In other words: think for yourself. Don’t merely accept what you’re told. The sutra continues with a warning about delusional beliefs:

“Now, what do you think, Kalamas? When delusion arises in a person, does it arise for welfare or for harm?”
“For harm, lord.”

Belief in claptrap like astrology and magic rocks is, without any doubt, a delusion. So, at least according to Buddhist views, there IS harm in such beliefs even if only to the believer. Just how vapid this piffle is can be found in the final paragraphs of the LA Times piece:

As people gathered for the solstice session… She asked people to take a pen and a piece of flammable wish paper and write down negative things, things they were ready to let go of. Then everyone passed around a lighter and an enamel bowl. One by one, they ignited the bad things, watching them crisp into embers and float away.

Argh. Just holding a “solstice session” gives away the bunkum: there is no magic in calendrical or geophysical events. Neither the sun nor the earth gives a damn whether you dance naked, have tantric sex or meditate that day.
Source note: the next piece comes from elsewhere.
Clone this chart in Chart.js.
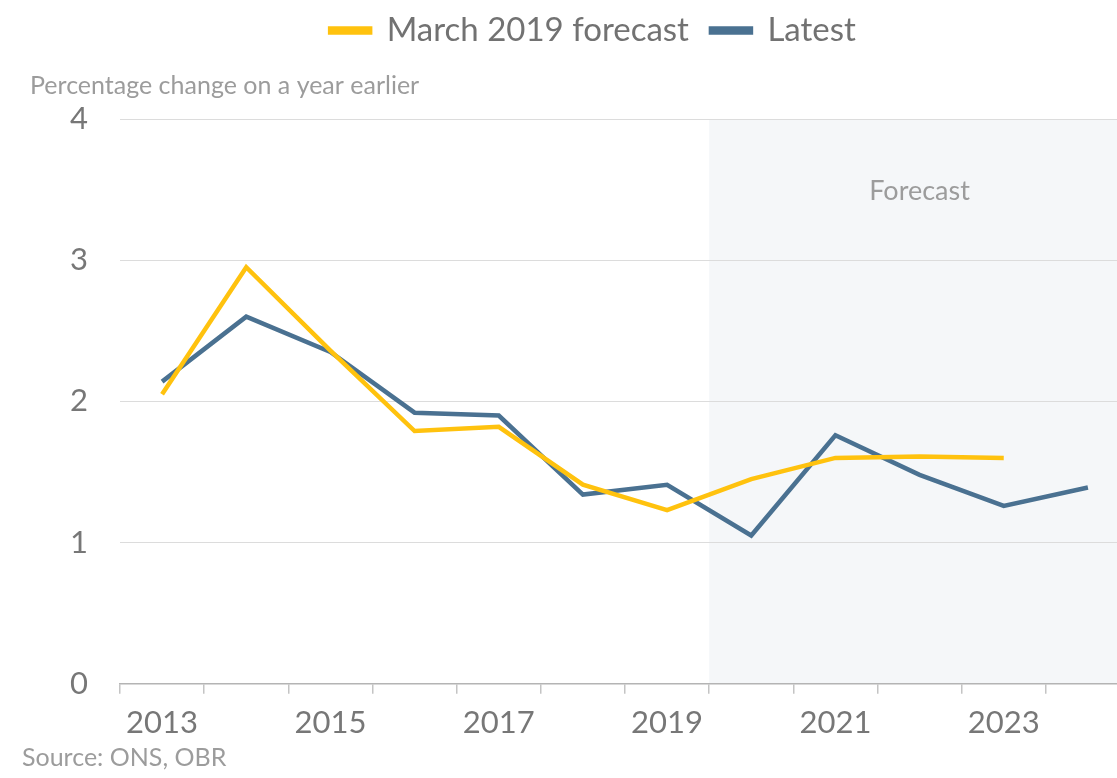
<!DOCTYPE html>
<html>
<head>
<meta charset="utf-8">
<script src="https://cdn.jsdelivr.net/npm/chart.js@4"></script>
<style>
  html, body { margin: 0; padding: 0; background: #fff; overflow: hidden; }
  #wrap { position: relative; width: 1130px; height: 778px; }
</style>
</head>
<body>
<div id="wrap"><canvas id="grafico"></canvas></div>
<script>
const anos = ['2013', '2014', '2015', '2016', '2017', '2018', '2019', '2020', '2021', '2022', '2023', '2024'];
const previsaoMarco2019 = [2.05, 2.95, 2.36, 1.79, 1.82, 1.41, 1.23, 1.45, 1.60, 1.61, 1.60, null];
const ultimos = [2.14, 2.60, 2.35, 1.92, 1.90, 1.34, 1.41, 1.05, 1.76, 1.48, 1.26, 1.39];
const yTicks = [0, 1, 2, 3, 4];
const inicioPrevisao = '2020';

const fonte = 'Lato, "Noto Sans", sans-serif';

// fundo cinza da previsao + textos soltos
const extras = {
  id: 'extras',
  afterInit(chart) {
    // espaco extra abaixo da legenda para o titulo do eixo y
    const fitOriginal = chart.legend.fit;
    chart.legend.fit = function () {
      fitOriginal.call(this);
      this.height += 62;
    };
  },
  afterLayout(chart) {
    // legenda um pouco para a direita, como no original
    chart.legend.left += 28;
    chart.legend.right += 28;
  },
  beforeDraw(chart) {
    const { ctx, chartArea, scales } = chart;
    const x = scales.x;
    const i = anos.indexOf(inicioPrevisao);
    const left = (x.getPixelForValue(i - 1) + x.getPixelForValue(i)) / 2;
    ctx.save();
    ctx.fillStyle = '#f5f7f9';
    ctx.fillRect(left, chartArea.top, chartArea.right - left, chartArea.bottom - chartArea.top);
    ctx.restore();
  },
  afterDraw(chart) {
    const { ctx, scales } = chart;
    ctx.save();
    ctx.fillStyle = '#9c9c9c';
    ctx.textBaseline = 'middle';
    ctx.font = '27px ' + fonte;
    ctx.textAlign = 'center';
    ctx.fillText('Forecast', scales.x.getPixelForValue(9), 191);
    ctx.textAlign = 'left';
    ctx.font = '25px ' + fonte;
    ctx.fillText('Percentage change on a year earlier', 30, 86);
    ctx.fillText('Source: ONS, OBR', 22, 758);
    ctx.restore();
  }
};

new Chart(document.getElementById('grafico'), {
  type: 'line',
  data: {
    labels: anos,
    datasets: [{
      label: 'March 2019 forecast',
      data: previsaoMarco2019,
      borderColor: '#ffc20e',
      backgroundColor: '#ffc20e',
      borderWidth: 4.5,
      pointRadius: 0,
      tension: 0
    }, {
      label: 'Latest',
      data: ultimos,
      borderColor: '#4a7191',
      backgroundColor: '#4a7191',
      borderWidth: 4.5,
      pointRadius: 0,
      tension: 0
    }]
  },
  options: {
    responsive: true,
    maintainAspectRatio: false,
    animation: false,
    layout: { padding: { top: -8, bottom: 25, left: 0, right: 0 } },
    plugins: {
      legend: {
        position: 'top',
        align: 'center',
        labels: {
          boxWidth: 40,
          boxHeight: 4,
          padding: 22,
          color: '#727272',
          font: { family: fonte, size: 33 }
        }
      },
      tooltip: { enabled: false }
    },
    scales: {
      x: {
        offset: true,
        grid: {
          offset: true,
          drawOnChartArea: false,
          drawTicks: true,
          tickLength: 10,
          color: '#c4c4c4',
          lineWidth: 1.5
        },
        border: { display: true, color: '#b4b4b4', width: 1.5 },
        ticks: {
          autoSkip: false,
          maxRotation: 0,
          padding: 11,
          color: '#777',
          font: { family: fonte, size: 31 },
          callback: (v, i) => (i % 2 === 0 ? anos[i] : '')
        }
      },
      y: {
        min: 0,
        max: 4,
        afterBuildTicks: (s) => { s.ticks = yTicks.map(v => ({ value: v })); },
        afterFit: (s) => { s.width = 120; },
        grid: {
          drawTicks: false,
          color: (c) => (c.tick.value === 0 ? 'rgba(0,0,0,0)' : '#dcdcdc'),
          lineWidth: 1
        },
        border: { display: false },
        ticks: {
          padding: 32,
          color: '#777',
          font: { family: fonte, size: 31 }
        }
      }
    }
  },
  plugins: [extras]
});
</script>
</body>
</html>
No, your chakras don’t get energized because they and the energy are both imaginary. 

Does anyone really think that by burning a piece of paper with a “bad thing” written on it will make the negativity disappear? WIll make the world a better place? Will it change anything? Aside from lightening your wallets, that is.  Chanting around a bowl of burning paper doesn’t accomplish anything. You want to change the world, or even change your own life, you actually have to do something useful. Woo hoo isn’t an excuse to avoid that.

But to get back to my original point: despite the sensationalism, neither article is good journalism. Regardless of whether some of the assertions are correct, they are not presented in a credible, objective manner. And that discredits the source media.